Write out the full listing exactly as given, minus the images.

┏━━

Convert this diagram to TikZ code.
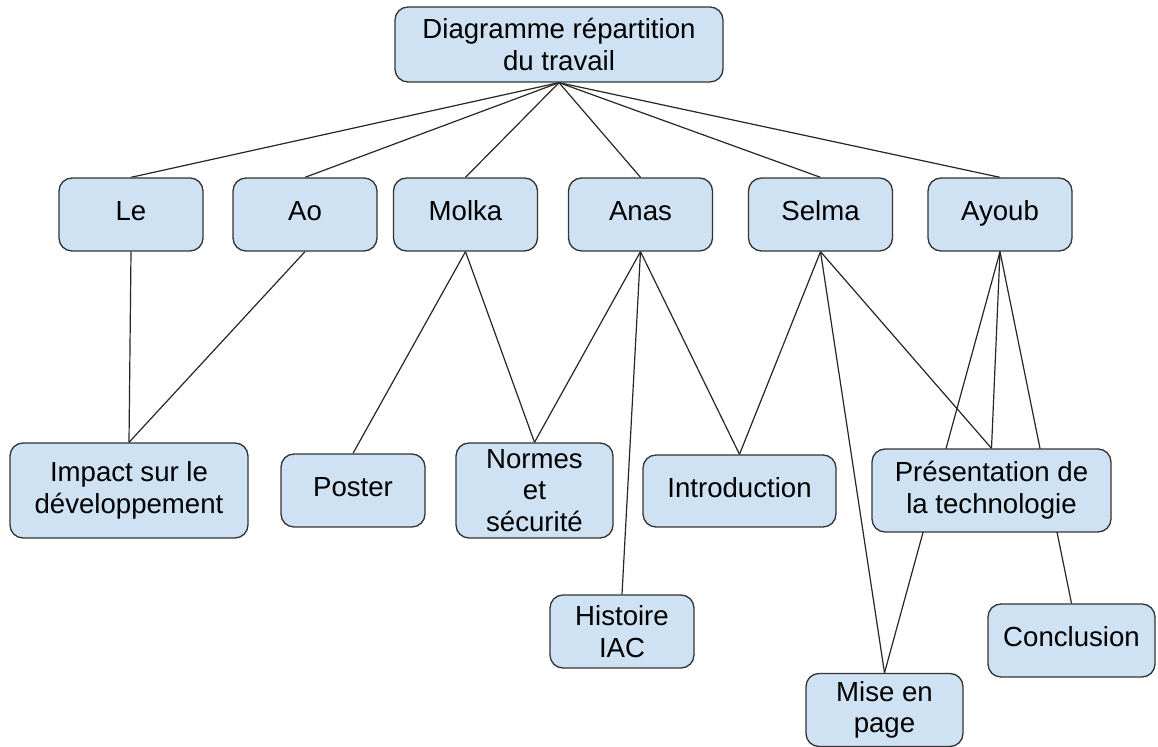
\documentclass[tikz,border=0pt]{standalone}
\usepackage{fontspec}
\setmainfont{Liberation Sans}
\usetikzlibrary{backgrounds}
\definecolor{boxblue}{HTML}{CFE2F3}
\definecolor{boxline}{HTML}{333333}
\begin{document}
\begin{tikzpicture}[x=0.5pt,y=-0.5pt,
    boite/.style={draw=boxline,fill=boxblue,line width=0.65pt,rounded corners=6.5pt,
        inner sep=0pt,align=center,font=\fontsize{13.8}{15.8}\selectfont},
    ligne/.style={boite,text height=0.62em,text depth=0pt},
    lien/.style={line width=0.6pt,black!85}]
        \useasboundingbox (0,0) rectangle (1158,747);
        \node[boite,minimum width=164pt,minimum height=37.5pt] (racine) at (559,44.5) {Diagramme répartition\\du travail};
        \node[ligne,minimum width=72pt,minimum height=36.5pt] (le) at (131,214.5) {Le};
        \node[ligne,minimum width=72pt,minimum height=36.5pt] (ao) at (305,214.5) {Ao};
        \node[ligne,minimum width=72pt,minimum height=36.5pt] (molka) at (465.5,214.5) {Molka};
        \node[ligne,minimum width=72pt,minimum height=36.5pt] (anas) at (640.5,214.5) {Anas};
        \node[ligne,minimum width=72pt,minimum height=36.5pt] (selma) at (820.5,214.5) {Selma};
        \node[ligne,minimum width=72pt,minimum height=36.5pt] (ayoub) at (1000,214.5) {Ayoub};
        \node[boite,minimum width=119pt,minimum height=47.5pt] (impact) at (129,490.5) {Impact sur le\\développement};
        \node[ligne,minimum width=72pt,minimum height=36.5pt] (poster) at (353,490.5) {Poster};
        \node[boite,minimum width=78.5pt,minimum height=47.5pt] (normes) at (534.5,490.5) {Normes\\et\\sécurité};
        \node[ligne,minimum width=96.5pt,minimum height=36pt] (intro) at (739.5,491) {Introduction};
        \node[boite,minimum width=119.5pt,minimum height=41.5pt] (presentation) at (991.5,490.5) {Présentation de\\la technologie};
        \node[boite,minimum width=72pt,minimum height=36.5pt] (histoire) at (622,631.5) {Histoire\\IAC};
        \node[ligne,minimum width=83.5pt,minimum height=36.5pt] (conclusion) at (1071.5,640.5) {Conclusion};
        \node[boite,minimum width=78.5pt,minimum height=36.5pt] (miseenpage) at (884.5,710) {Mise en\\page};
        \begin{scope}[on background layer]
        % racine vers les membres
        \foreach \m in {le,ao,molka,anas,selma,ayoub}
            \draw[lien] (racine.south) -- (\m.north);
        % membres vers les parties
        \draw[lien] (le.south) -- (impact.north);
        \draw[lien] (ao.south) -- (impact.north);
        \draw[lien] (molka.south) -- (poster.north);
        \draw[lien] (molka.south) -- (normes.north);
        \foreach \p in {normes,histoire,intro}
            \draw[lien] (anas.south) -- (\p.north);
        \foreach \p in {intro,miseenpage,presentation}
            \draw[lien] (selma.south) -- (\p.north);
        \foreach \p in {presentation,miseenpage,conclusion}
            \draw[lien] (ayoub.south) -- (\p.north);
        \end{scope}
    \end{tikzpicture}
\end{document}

┗━━

- [Task solution]
Convert this diagram to TikZ code.
\documentclass[tikz,border=0pt]{standalone}
\usepackage{fontspec}
\setmainfont{Liberation Sans}
\usetikzlibrary{backgrounds}
\definecolor{boxblue}{HTML}{CFE2F3}
\definecolor{boxline}{HTML}{333333}
\begin{document}
\begin{tikzpicture}[x=0.5pt,y=-0.5pt,
    boite/.style={draw=boxline,fill=boxblue,line width=0.65pt,rounded corners=6.5pt,
        inner sep=0pt,align=center,font=\fontsize{13.8}{15.8}\selectfont},
    ligne/.style={boite,text height=0.62em,text depth=0pt},
    lien/.style={line width=0.6pt,black!85}]
        \useasboundingbox (0,0) rectangle (1158,747);
        \node[boite,minimum width=164pt,minimum height=37.5pt] (racine) at (559,44.5) {Diagramme répartition\\du travail};
        \node[ligne,minimum width=72pt,minimum height=36.5pt] (le) at (131,214.5) {Le};
        \node[ligne,minimum width=72pt,minimum height=36.5pt] (ao) at (305,214.5) {Ao};
        \node[ligne,minimum width=72pt,minimum height=36.5pt] (molka) at (465.5,214.5) {Molka};
        \node[ligne,minimum width=72pt,minimum height=36.5pt] (anas) at (640.5,214.5) {Anas};
        \node[ligne,minimum width=72pt,minimum height=36.5pt] (selma) at (820.5,214.5) {Selma};
        \node[ligne,minimum width=72pt,minimum height=36.5pt] (ayoub) at (1000,214.5) {Ayoub};
        \node[boite,minimum width=119pt,minimum height=47.5pt] (impact) at (129,490.5) {Impact sur le\\développement};
        \node[ligne,minimum width=72pt,minimum height=36.5pt] (poster) at (353,490.5) {Poster};
        \node[boite,minimum width=78.5pt,minimum height=47.5pt] (normes) at (534.5,490.5) {Normes\\et\\sécurité};
        \node[ligne,minimum width=96.5pt,minimum height=36pt] (intro) at (739.5,491) {Introduction};
        \node[boite,minimum width=119.5pt,minimum height=41.5pt] (presentation) at (991.5,490.5) {Présentation de\\la technologie};
        \node[boite,minimum width=72pt,minimum height=36.5pt] (histoire) at (622,631.5) {Histoire\\IAC};
        \node[ligne,minimum width=83.5pt,minimum height=36.5pt] (conclusion) at (1071.5,640.5) {Conclusion};
        \node[boite,minimum width=78.5pt,minimum height=36.5pt] (miseenpage) at (884.5,710) {Mise en\\page};
        \begin{scope}[on background layer]
        % racine vers les membres
        \foreach \m in {le,ao,molka,anas,selma,ayoub}
            \draw[lien] (racine.south) -- (\m.north);
        % membres vers les parties
        \draw[lien] (le.south) -- (impact.north);
        \draw[lien] (ao.south) -- (impact.north);
        \draw[lien] (molka.south) -- (poster.north);
        \draw[lien] (molka.south) -- (normes.north);
        \foreach \p in {normes,histoire,intro}
            \draw[lien] (anas.south) -- (\p.north);
        \foreach \p in {intro,miseenpage,presentation}
            \draw[lien] (selma.south) -- (\p.north);
        \foreach \p in {presentation,miseenpage,conclusion}
            \draw[lien] (ayoub.south) -- (\p.north);
        \end{scope}
    \end{tikzpicture}
\end{document}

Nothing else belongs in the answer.